I’ll give Rubin credit for this much: At least, unlike IRPSA sponsor Rep. Howard Berman (D-CA), Rubin hasn’t ridiculously suggested that the Iranian people actually want the U.S. to impose sanctions that will hurt the Iranian people. Rubin just says that we shouldn’t care. But, of course, we should care — at least if we’re serious about creating the political space necessary for Iran’s Green movement to successfully challenge, and ideally replace, the current regime. Blunt, poorly-designed sanctions like those contained in IRPSA, while perhaps providing Congresspersons opportunities for sanctimonious grandstanding, do just the opposite: They would offer Iran’s hardliners a powerful propaganda lifeline, and would likely facilitate greater regime consolidation right at the moment that the conservative consensus around Ahmadinejad is starting to crack up. This is probably the reason why Green movement leaders and spokespersons in the West have condemned them.

While it’s true that many Iranians blame their government for economic troubles, that doesn’t mean they don’t also blame the U.S. and the international community. Further, as Brookings Institution Iran analyst Suzanne Maloney noted yesterday in testimony (pdf) to the House Oversight Subcommittee on National Security and Foreign Affairs,”The Islamic Republic has experienced a number of episodes of severe economic pressure, but none have generated the kind of foreign policy moderation that the sponsors of ILSA, IRPSA or any of the other manifold punitive measures against Tehran sanguinely forecast“:
Rather, past periods of external pressure on Iran have facilitated the coalescence of the regime and the consolidation of its public support, and economic constraint has generated enhanced cooperation among Iran’s bickering factions. Tight purse strings have forced moderation of Iran’s economic policies but only rarely of its political dynamics.

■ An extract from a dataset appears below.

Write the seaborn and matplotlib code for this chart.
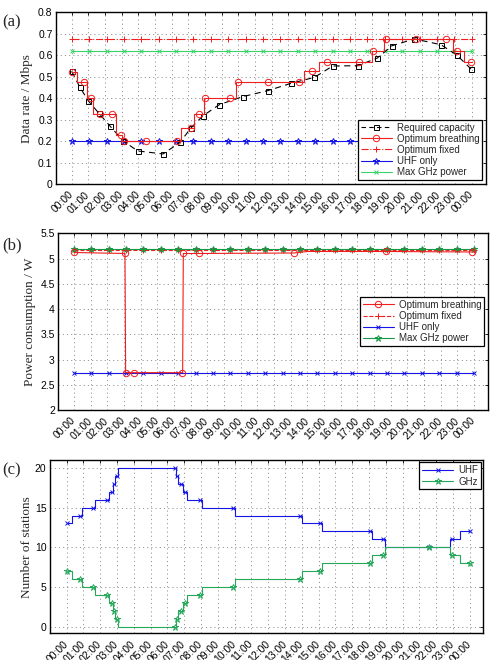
import numpy as np
import pandas as pd
import seaborn as sns
import matplotlib.pyplot as plt
from matplotlib.lines import Line2D

# ---- data (time in hours) ----
hour_ticks = list(range(25))
hour_labels = ['00:00', '01:00', '02:00', '03:00', '04:00', '05:00', '06:00', '07:00',
               '08:00', '09:00', '10:00', '11:00', '12:00', '13:00', '14:00', '15:00',
               '16:00', '17:00', '18:00', '19:00', '20:00', '21:00', '22:00', '23:00', '00:00']

# markers of the flat reference curves
flat_t = [0, 1.04, 2.09, 3.13, 4.17, 5.22, 6.26, 7.3, 8.35, 9.39, 10.43, 11.48,
          12.52, 13.57, 14.61, 15.65, 16.7, 17.74, 18.78, 19.83, 20.87, 21.91, 22.96, 24.0]

# (a) data rate
req_t = [0.0, 0.5, 1.0, 1.64, 2.3, 3.1, 3.96, 5.48, 6.5, 7.14, 7.86, 8.86, 10.26, 11.76,
         13.16, 14.56, 15.66, 17.16, 18.33, 19.2, 20.56, 22.15, 23.11, 23.95]
req_rate = [0.525, 0.45, 0.387, 0.329, 0.27, 0.2, 0.154, 0.14, 0.194, 0.26, 0.317, 0.37,
            0.407, 0.435, 0.469, 0.497, 0.55, 0.551, 0.587, 0.644, 0.676, 0.649, 0.6, 0.536]

breath_edges = [0, 0.34, 0.9, 1.3, 2.64, 3.04, 6.58, 7.34, 7.94, 9.84, 13.94, 14.86,
                18.03, 18.75, 22.9, 23.53, 24]
breath_levels = [0.523, 0.474, 0.402, 0.325, 0.228, 0.2, 0.262, 0.325, 0.402, 0.474,
                 0.525, 0.57, 0.62, 0.677, 0.62, 0.57]
breath_mark_t = [0.04, 0.74, 1.14, 1.7, 2.44, 2.94, 3.14, 4.43, 6.29, 7.18, 7.64, 8.0,
                 9.5, 9.96, 11.78, 13.66, 14.44, 15.34, 17.26, 18.1, 18.86, 20.66,
                 22.45, 23.13, 23.93]
breath_mark_rate = [0.523, 0.474, 0.402, 0.325, 0.325, 0.228, 0.2, 0.2, 0.2, 0.262, 0.325,
                    0.402, 0.402, 0.474, 0.474, 0.474, 0.525, 0.57, 0.57, 0.62, 0.677,
                    0.677, 0.677, 0.62, 0.57]

fixed_rate = [0.677] * len(flat_t)
uhf_rate = [0.2] * len(flat_t)
maxghz_rate = [0.62] * len(flat_t)

# (b) power consumption
breath_pw_t = [0, 3.06, 3.1, 6.52, 6.56, 7.5, 13.2, 14.0, 18.7, 24]
breath_pw = [5.12, 5.10, 2.74, 2.74, 5.10, 5.10, 5.11, 5.14, 5.14, 5.13]
breath_pw_mark_t = [0.0, 3.06, 3.12, 3.62, 6.5, 6.56, 7.5, 13.2, 18.7, 23.9]
breath_pw_mark = [5.12, 5.10, 2.74, 2.74, 2.74, 5.10, 5.10, 5.11, 5.14, 5.13]
fixed_pw = [5.16] * len(flat_t)
uhf_pw = [2.74] * len(flat_t)
maxghz_pw = [5.18] * len(flat_t)

# (c) number of stations
stn_edges = [0, 0.3, 0.89, 1.69, 2.54, 2.74, 2.88, 3.06, 6.51, 6.65, 6.91, 7.15, 8.05,
             10.03, 14.0, 15.2, 18.17, 18.93, 22.84, 23.44, 24]
uhf_stn = [13, 14, 15, 16, 17, 18, 19, 20, 19, 18, 17, 16, 15, 14, 13, 12, 11, 10, 11, 12]
ghz_stn = [7, 6, 5, 4, 3, 2, 1, 0, 1, 2, 3, 4, 5, 6, 7, 8, 9, 10, 9, 8]
stn_mark_t = [0.0, 0.79, 1.59, 2.38, 2.68, 2.82, 2.98, 6.45, 6.56, 6.79, 7.05, 7.94, 9.93,
              13.9, 15.1, 18.07, 18.83, 21.55, 22.94, 23.99]

rate_ticks = [0, 0.1, 0.2, 0.3, 0.4, 0.5, 0.6, 0.7, 0.8]
rate_labels = ['0', '0.1', '0.2', '0.3', '0.4', '0.5', '0.6', '0.7', '0.8']
pw_ticks = [2, 2.5, 3, 3.5, 4, 4.5, 5, 5.5]
pw_labels = ['2', '2.5', '3', '3.5', '4', '4.5', '5', '5.5']
stn_ticks = [0, 5, 10, 15, 20]
stn_labels = ['0', '5', '10', '15', '20']

RED = '#f01e1e'
BLUE = '#1414e6'
BLACK = 'black'
GREEN_A = '#3ad36a'
GREEN_B = '#139a45'
GREEN_C = '#25a85a'

sns.set_style('white')
plt.rcParams['font.family'] = ['Liberation Sans', 'DejaVu Sans']
SERIF = ['Liberation Serif', 'DejaVu Serif']


def line(ax, x, y, color, ls='-', marker=None, ms=4, mew=0.7, mfc='none', lw=0.8, **kw):
    sns.lineplot(x=x, y=y, ax=ax, color=color, linestyle=ls, linewidth=lw,
                 marker=marker, markersize=ms, markeredgewidth=mew,
                 markeredgecolor=color, markerfacecolor=mfc,
                 estimator=None, sort=False, **kw)


def stairs(ax, edges, levels, color, lw=0.8):
    y = list(levels) + [levels[-1]]
    sns.lineplot(x=edges, y=y, ax=ax, color=color, linewidth=lw, drawstyle='steps-post',
                 estimator=None, sort=False)


def proxy(color, ls, marker, ms=4):
    return Line2D([], [], color=color, linestyle=ls, linewidth=0.8, marker=marker,
                  markersize=ms, markerfacecolor='none', markeredgecolor=color,
                  markeredgewidth=0.7)


def style_axes(ax, xlim, ylim, yticks, ylabels, ylabel, lab_x):
    ax.set_xlim(*xlim)
    ax.set_ylim(*ylim)
    ax.set_xticks(hour_ticks)
    ax.set_xticklabels(hour_labels, rotation=45, ha='right', va='center',
                       rotation_mode='anchor')
    ax.set_yticks(yticks)
    ax.set_yticklabels(ylabels)
    ax.tick_params(direction='in', top=True, right=True, length=2.5, width=0.6,
                   labelsize=7.5, colors='black')
    ax.tick_params(axis='y', pad=2.5)
    ax.tick_params(axis='x', pad=6.5)
    ax.grid(True, linestyle=(0, (1.5, 4)), color='#7a7a7a', linewidth=0.55)
    ax.set_axisbelow(True)
    for s in ax.spines.values():
        s.set_color('black')
        s.set_linewidth(1.0)
    ax.set_xlabel('')
    ax.set_ylabel(ylabel, fontsize=9.5, family=SERIF)
    ax.yaxis.set_label_coords(lab_x, 0.5)


def legend(ax, handles, labels, loc, pad=0.4):
    leg = ax.legend(handles, labels, loc=loc, fontsize=7, frameon=True, fancybox=False,
                    edgecolor='black', framealpha=1, handlelength=3.2, labelspacing=0.12,
                    borderpad=0.3, handletextpad=0.5, borderaxespad=pad)
    leg.get_frame().set_linewidth(0.9)


fig = plt.figure(figsize=(4.94, 6.6), dpi=100)
W, H = 494.0, 660.0
ax_a = fig.add_axes([56 / W, 1 - 184 / H, 430 / W, 171.7 / H])
ax_b = fig.add_axes([58.3 / W, 1 - 410 / H, 429.7 / W, 176.7 / H])
ax_c = fig.add_axes([50 / W, 1 - 633.3 / H, 433.3 / W, 173.3 / H])

# ---- (a) ----
line(ax_a, flat_t, maxghz_rate, GREEN_A, marker='x', ms=3.5)
line(ax_a, flat_t, fixed_rate, RED, ls='-.', marker='+', ms=4.5)
line(ax_a, flat_t, uhf_rate, BLUE, marker='*', ms=4.5)
line(ax_a, req_t, req_rate, BLACK, ls=(0, (5.5, 4)), marker='s', ms=3.6)
stairs(ax_a, breath_edges, breath_levels, RED)
line(ax_a, breath_mark_t, breath_mark_rate, RED, ls='', marker='o', ms=4.6)
style_axes(ax_a, (-0.94, 24.85), (0, 0.8), rate_ticks, rate_labels,
           'Data rate / Mbps', -0.054)
legend(ax_a, [proxy(BLACK, (0, (4, 3)), 's', 3.6), proxy(RED, '-', 'o', 4.6),
              proxy(RED, '-.', '+', 4.5), proxy(BLUE, '-', '*', 4.5),
              proxy(GREEN_A, '-', 'x', 3.5)],
       ['Required capacity', 'Optimum breathing', 'Optimum fixed', 'UHF only',
        'Max GHz power'], 'lower right')

# ---- (b) ----
line(ax_b, flat_t, uhf_pw, BLUE, marker='x', ms=3.5)
line(ax_b, flat_t, fixed_pw, RED, ls='--', marker='+', ms=4.5)
line(ax_b, flat_t, maxghz_pw, GREEN_B, marker='*', ms=4.5)
line(ax_b, breath_pw_t, breath_pw, RED)
line(ax_b, breath_pw_mark_t, breath_pw_mark, RED, ls='', marker='o', ms=4.6)
style_axes(ax_b, (-0.94, 24.84), (2, 5.5), pw_ticks, pw_labels,
           'Power consumption / W', -0.052)
legend(ax_b, [proxy(RED, '-', 'o', 4.6), proxy(RED, '--', '+', 4.5),
              proxy(BLUE, '-', 'x', 3.5), proxy(GREEN_B, '-', '*', 4.5)],
       ['Optimum breathing', 'Optimum fixed', 'UHF only', 'Max GHz power'],
       'center right')

# ---- (c) ----
stairs(ax_c, stn_edges, uhf_stn, BLUE)
line(ax_c, stn_mark_t, uhf_stn, BLUE, ls='', marker='x', ms=3.5)
stairs(ax_c, stn_edges, ghz_stn, GREEN_C)
line(ax_c, stn_mark_t, ghz_stn, GREEN_C, ls='', marker='*', ms=4.5)
style_axes(ax_c, (-0.99, 24.8), (-0.85, 21), stn_ticks, stn_labels,
           'Number of stations', -0.0385)
legend(ax_c, [proxy(BLUE, '-', 'x', 3.5), proxy(GREEN_C, '-', '*', 4.5)], ['UHF', 'GHz'],
       'upper right', pad=0.25)

for lab, y in [('(a)', 22.7), ('(b)', 245), ('(c)', 470)]:
    fig.text(2 / W, 1 - y / H, lab, fontsize=12, family=SERIF, va='center', ha='left')

fig.savefig('out.png', dpi=100)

Ironically, while Rubin writes that “the Obama administration should recognize that survival of the Islamic Republic as a regime is not a U.S. interest,” (there is, by the way, no evidence that the Obama administration thinks otherwise, but frankly why should anyone care what sort of republic Iran bills itself as, so long it’s not misbehaving or mistreating its citizens?) that survival — in its most hardline form — is made more likely by the very sanctions he supports.